The celebration of the feast of the incarnation is one of the most profound experiences we can have as Christians. Sadly, we tend to confine our celebration and appreciation of it to the festivities over the few days of the Christmas season, when in all truth, it should be centre stage for everything we do. If we really think about It, we begin to understand just what an awesome revelation the incarnation is. The sheer strangeness of what has happened is hard to take on board, because it seems so preposterous. God becomes as we are. Why? The whole realisation of what has taken place causes us to ask the deep and important questions about life, relationship, and purpose.

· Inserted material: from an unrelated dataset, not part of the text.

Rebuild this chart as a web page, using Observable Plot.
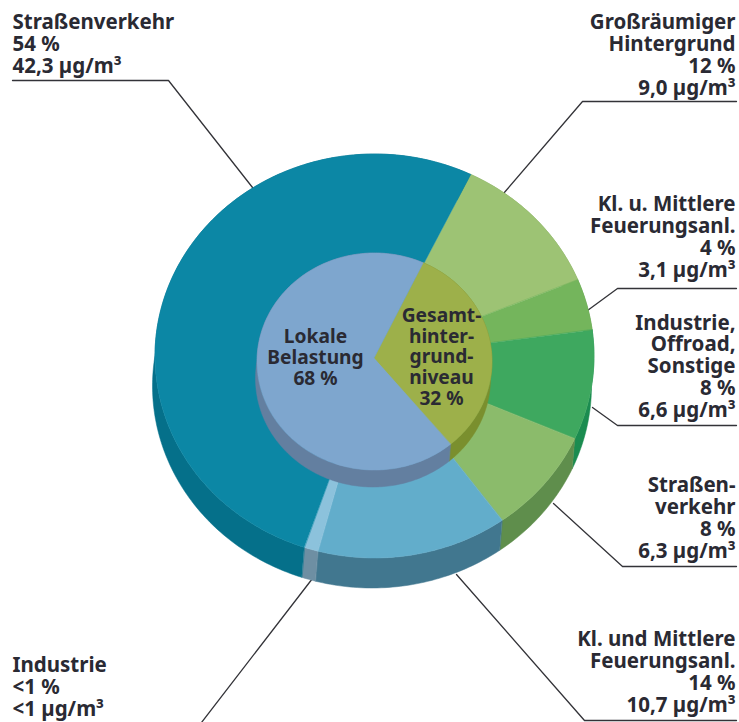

We live in a contingent world of cause and effect. We are not therefore isolated nor remote from our surroundings or from each other. We cannot survive without being connected and interactive with all that is around us. We influence others and others influence us. We could of course seek to ignore that influence and at the same time negate the effect we have on others. We could try and live without a thought for anyone or anything else and simply live in our own bubbles but what a sterile and awful place such a world would be. It would be a world without love, a world without compassion, a world devoid of feelings and a world in which everyone and everything was vying for their own needs and ignoring the plight of the other. Such a world would never flourish. It would through its own ignorance perish.
The gift we have been given and through which we are able to overcome our own ignorance is the incarnate love of God made visible in the person of Jesus. In the prologue to his Gospel, the evangelist John portrays with deep insight and comprehension, that God’s love is not time bound or restrictive. But that for a moment in our history, it became enfleshed, in Jesus, his Son who lived out the fulness of this love, offering and showing it to the world in all its different and diverse ways. His life is the revealing of God’s love. His every thought, act and deed, are the expression of how we are called to come to understand the meaning and purpose of relationship, both with God and with each other. And that through him, every thought, act and deed, are extensions of Gods’ love reaching out into the world and into our lives.
It begins, as with every act of love, with a birth. Let us welcome the new born love once again and continue to welcome it as it grows in us, through us and around us, in all that we say and do, for the Word is made flesh and lives amongst us.